Après plus de 50 ans de dispute territoriale, le Royaume-Uni reconnaît la souveraineté de l'île Maurice sur l'archipel des Chagos, mais cet accord permet à Londres de garder la base militaire commune avec les États-Unis. Le commentaire de Nadeem Nazurally, analyste politique et enseignant-chercheur à l’Université de Maurice.
Nadeem Nazurally : Aujourd'hui, nous sommes témoins d'un moment historique pour la République de Maurice avec la rétrocession tant attendue de l'archipel des Chagos par le Royaume-Uni. Cet événement constitue la fin d'un long et douloureux chapitre de plus de cinq décennies de revendications et de luttes pour la souveraineté mauricienne sur ces îles. En 1965, dans le cadre des négociations pour l'indépendance de Maurice, le Royaume-Uni a détaché illégalement l'archipel de Chagos de son territoire pour en faire une base militaire stratégique. Ce geste a été condamné à plusieurs reprises sur la scène internationale, notamment par la Cour internationale de justice et les Nations unies qui ont toutes deux reconnu que cette séparation constituait une violation du droit international.
Pour Maurice, cette rétrocession représente non seulement une victoire diplomatique, mais aussi une reconnaissance des droits humains, historiques et culturels du peuple chagossien qui a été expulsé de ses terres ancestrales pour faire place à la base militaire de Diego Garcia. Ces hommes, femmes, enfants, ces familles déplacées de France, ont vécu dans l'exil, principalement à Maurice, aux Seychelles et aussi au Royaume-Uni, espérant toujours revenir un jour sur leurs îles natales.

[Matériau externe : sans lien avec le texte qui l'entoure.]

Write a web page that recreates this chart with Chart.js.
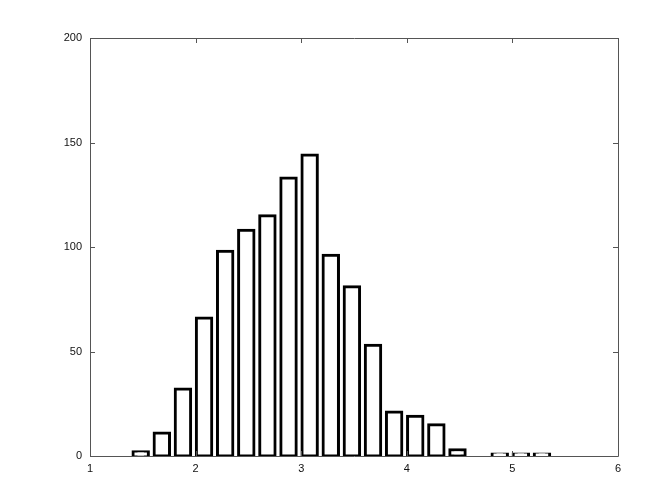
<!DOCTYPE html>
<html>
<head>
<meta charset="utf-8">
<script src="https://cdn.jsdelivr.net/npm/chart.js@4/dist/chart.umd.min.js"></script>
<style>
html,body{margin:0;padding:0;background:#fff;}
#wrap{width:664px;height:498px;position:relative;}
</style>
</head>
<body>
<div id="wrap"><canvas id="c" width="664" height="498"></canvas></div>
<script>
const binCenters = [1.48, 1.68, 1.88, 2.08, 2.28, 2.48, 2.68, 2.88, 3.08, 3.28, 3.48, 3.68, 3.88, 4.08, 4.28, 4.48, 4.68, 4.88, 5.08, 5.28];
const counts     = [2, 11, 32, 66, 98, 108, 115, 133, 144, 96, 81, 53, 21, 19, 15, 3, 0, 1, 1, 1];
const xTicks = [1, 2, 3, 4, 5, 6];
const yTicks = [0, 50, 100, 150, 200];

const points = binCenters.map((x, i) => ({x: x, y: counts[i] === 0 ? null : counts[i]}));

const boxPlugin = {
  id: 'box',
  afterDraw(chart) {
    const {ctx, chartArea: a, scales} = chart;
    ctx.save();
    ctx.strokeStyle = '#555';
    ctx.lineWidth = 1;
    ctx.beginPath();
    ctx.rect(Math.round(a.left) + 0.5, Math.round(a.top) + 0.5, Math.round(a.right - a.left), Math.round(a.bottom - a.top));
    ctx.stroke();
    const L = 5;
    ctx.beginPath();
    xTicks.forEach(v => {
      const px = Math.round(scales.x.getPixelForValue(v)) + 0.5;
      ctx.moveTo(px, a.bottom); ctx.lineTo(px, a.bottom - L);
      ctx.moveTo(px, a.top); ctx.lineTo(px, a.top + L);
    });
    yTicks.forEach(v => {
      const py = Math.round(scales.y.getPixelForValue(v)) + 0.5;
      ctx.moveTo(a.left, py); ctx.lineTo(a.left + L, py);
      ctx.moveTo(a.right, py); ctx.lineTo(a.right - L, py);
    });
    ctx.stroke();
    ctx.restore();
  }
};

new Chart(document.getElementById('c'), {
  type: 'bar',
  data: {
    datasets: [{
      data: points,
      backgroundColor: '#ffffff',
      borderColor: '#000000',
      borderWidth: 3,
      borderSkipped: false,
      inflateAmount: 1.5,
      barPercentage: 0.73,
      categoryPercentage: 1.0
    }]
  },
  options: {
    responsive: false,
    animation: false,
    devicePixelRatio: 1,
    layout: {padding: {top: 38, right: 46, left: 0, bottom: 0}},
    plugins: {legend: {display: false}, tooltip: {enabled: false}},
    scales: {
      x: {
        type: 'linear',
        offset: false,
        min: 1, max: 6,
        afterBuildTicks(s) { s.ticks = xTicks.map(v => ({value: v})); },
        afterFit(s) { s.height = 42; },
        grid: {display: false, drawTicks: false, offset: false},
        border: {display: false},
        ticks: {padding: 6, color: '#111', font: {family: 'Liberation Sans, Arial, sans-serif', size: 11}, maxRotation: 0}
      },
      y: {
        type: 'linear',
        min: 0, max: 200,
        afterBuildTicks(s) { s.ticks = yTicks.map(v => ({value: v})); },
        afterFit(s) { s.width = 90; },
        grid: {display: false, drawTicks: false},
        border: {display: false},
        ticks: {padding: 8, color: '#111', font: {family: 'Liberation Sans, Arial, sans-serif', size: 11}}
      }
    }
  },
  plugins: [boxPlugin]
});
</script>
</body>
</html>
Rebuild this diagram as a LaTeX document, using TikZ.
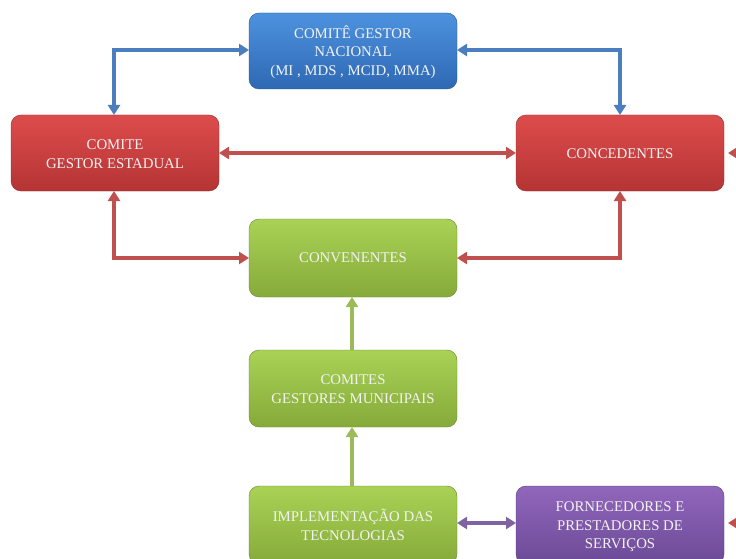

RT en français : Concernant la base militaire, Londres conserve toutefois cette base sur l’archipel. Comment analysez-vous cet accord entre les deux parties ?
N. N. : La base militaire du Gorosa reste en place [...] ça a été peut-être un compromis où Maurice récupère la souveraineté dans l'ensemble de l’archipel. [...] Je ne suis pas vraiment d'accord avec cette base militaire, et beaucoup d'autres Mauriciens aussi. Mais c'est peut-être un compromis pour le moment. Il faut voir à long terme ce qui se passe avec cette base militaire.
RT en français : Comment est perçu cet accord dans l’opinion publique des îles Maurice ?
N. N. : Il est bien accueilli, bien sûr, et c'est un grand effort du gouvernement aussi, à Maurice, qui a permis à cet accord d'être signé. Mais cependant, la lutte pour la réhabilitation des Chagossiens ne fait que commencer. Par exemple, l'État mauricien devra œuvrer pour permettre à ces familles de réintégrer la terre. Parce que ça fait plusieurs générations, ça fait cinq décennies déjà que ces familles ont été délogées illégalement, à Maurice, aux Seychelles et aussi au Royaume-Uni. L'État mauricien devra œuvrer pour permettre à ces familles de réintégrer la terre, de reconstruire leur vie et de bénéficier des ressources, et aussi l'opportunité que ces îles peuvent offrir à la longue.